In situ high pressure neutron diffraction and Raman spectroscopy of 20BaO–80TeO2 glass

Abstract

The short-range structure of 20BaO–80TeO₂ glass was studied in situ by high pressure neutron diffraction and high pressure Raman spectroscopy. Neutron diffraction measurements were performed at the PEARL instrument of the ISIS spallation neutron source up to a maximum pressure of 9.0 ± 0.5 GPa. The diffraction data was analysed via reverse Monte Carlo simulations and the changes in the glass short-range structural properties, Ba–O, Te–O and O–O bond lengths and speciation were studied as a function of pressure. Te–O co-ordination increases from 3.51 ± 0.05 to 3.73 ± 0.05, Ba–O coordination from 6.24 ± 0.19 to 6.99 ± 0.34 and O–O coordination from 6.00 ± 0.05 to 6.69 ± 0.06 with an increase in pressure from ambient to 9.0 GPa.
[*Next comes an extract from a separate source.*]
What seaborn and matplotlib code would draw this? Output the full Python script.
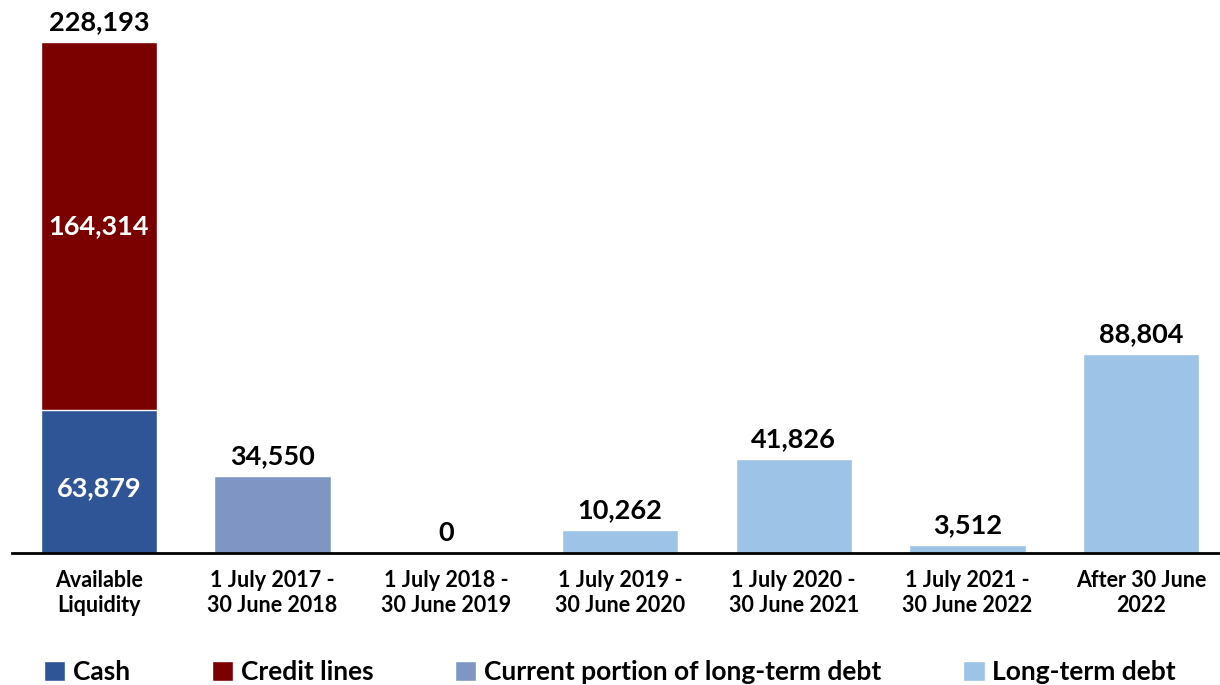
import numpy as np
import pandas as pd
import matplotlib
matplotlib.use('Agg')
import matplotlib.pyplot as plt
from matplotlib.patches import Patch
import seaborn as sns

# 数据
categories = ['Available\nLiquidity', '1 July 2017 -\n30 June 2018', '1 July 2018 -\n30 June 2019',
              '1 July 2019 -\n30 June 2020', '1 July 2020 -\n30 June 2021', '1 July 2021 -\n30 June 2022',
              'After 30 June\n2022']
cash = [63879]
credit_lines = [164314]
debt_values = [34550, 0, 10262, 41826, 3512, 88804]
debt_series = ['Current portion of long-term debt'] + ['Long-term debt'] * 5
series_names = ['Cash', 'Credit lines', 'Current portion of long-term debt', 'Long-term debt']
colors = {'Cash': '#2F5597', 'Credit lines': '#7B0000',
          'Current portion of long-term debt': '#7F96C4', 'Long-term debt': '#9DC3E6'}

sns.set_style('white')
plt.rcParams['font.family'] = ['Lato', 'DejaVu Sans']
plt.rcParams['text.color'] = 'black'
plt.rcParams['xtick.color'] = 'black'
plt.rcParams['xtick.labelcolor'] = 'black'
W = 'bold'

total = cash[0] + credit_lines[0]
top_df = pd.DataFrame({
    'cat': categories,
    'value': [total] + debt_values,
    'series': ['Credit lines'] + debt_series,
})
cash_df = pd.DataFrame({'cat': categories[:1], 'value': cash, 'series': ['Cash']})

fig = plt.figure(figsize=(12.2, 6.85), dpi=100)
ax = fig.add_axes([12 / 1220, 132 / 685, 1216 / 1220, 553 / 685])

# 先画总高度，再把现金盖在下面
sns.barplot(data=top_df, x='cat', y='value', hue='series', palette=colors, dodge=False,
            width=0.67, order=categories, ax=ax, legend=False, saturation=1)
sns.barplot(data=cash_df, x='cat', y='value', hue='series', palette=colors, dodge=False,
            width=0.67, order=categories, ax=ax, legend=False, saturation=1)

ax.set_xlim(-0.5, len(categories) - 0.5)
ax.set_ylim(0, 247000)
ax.set_xlabel('')
ax.set_ylabel('')
ax.set_yticks([])
for s in ['top', 'right', 'left']:
    ax.spines[s].set_visible(False)
ax.spines['bottom'].set_linewidth(2)
ax.spines['bottom'].set_color('black')

ax.set_xticks(range(len(categories)))
ax.set_xticklabels(categories, fontsize=15.5, fontweight=W, linespacing=1.25, color='black')
ax.tick_params(axis='x', which='major', length=0, pad=12)
ax.set_xticks(np.arange(-0.5, len(categories)), minor=True)
ax.tick_params(axis='x', which='minor', length=8, width=2, color='black', direction='out')

# 数值标签
fmt = lambda v: f'{v:,.0f}'
ax.text(0, total + 3500, fmt(total), ha='center', va='bottom', fontsize=19.5, fontweight=W)
ax.text(0, cash[0] + credit_lines[0] / 2, fmt(credit_lines[0]), ha='center', va='center',
        fontsize=19.5, fontweight=W, color='white')
ax.text(0, cash[0] / 2 - 3000, fmt(cash[0]), ha='center', va='center',
        fontsize=19.5, fontweight=W, color='white')
for i, v in enumerate(debt_values, start=1):
    ax.text(i, v + 3500, fmt(v), ha='center', va='bottom', fontsize=19.5, fontweight=W)

handles = [Patch(facecolor=colors[n], label=n) for n in series_names]
fig.legend(handles=handles, loc='center', bbox_to_anchor=(0.5, 0.019), ncol=4, frameon=False,
           prop={'size': 19, 'weight': W}, handlelength=0.8, handleheight=0.8,
           handletextpad=0.3, columnspacing=3.1)

fig.savefig('out.png', dpi=100)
In situ high pressure Raman studies found that the ratio of intensities of the two bands at 668 cm⁻¹ and 724 cm⁻¹ increases from 0.99 to 1.18 on applying pressure up to 19.28 ± 0.01 GPa, and that these changes are due to the conversion of TeO₃ into TeO₄ structural units in the tellurite network. It is found that pressure causes densification of the tellurite network by the enhancement of co-ordination of cations, and an increase in distribution of Te–O and Ba–O bond lengths. The original glass structure is restored upon the release of pressure.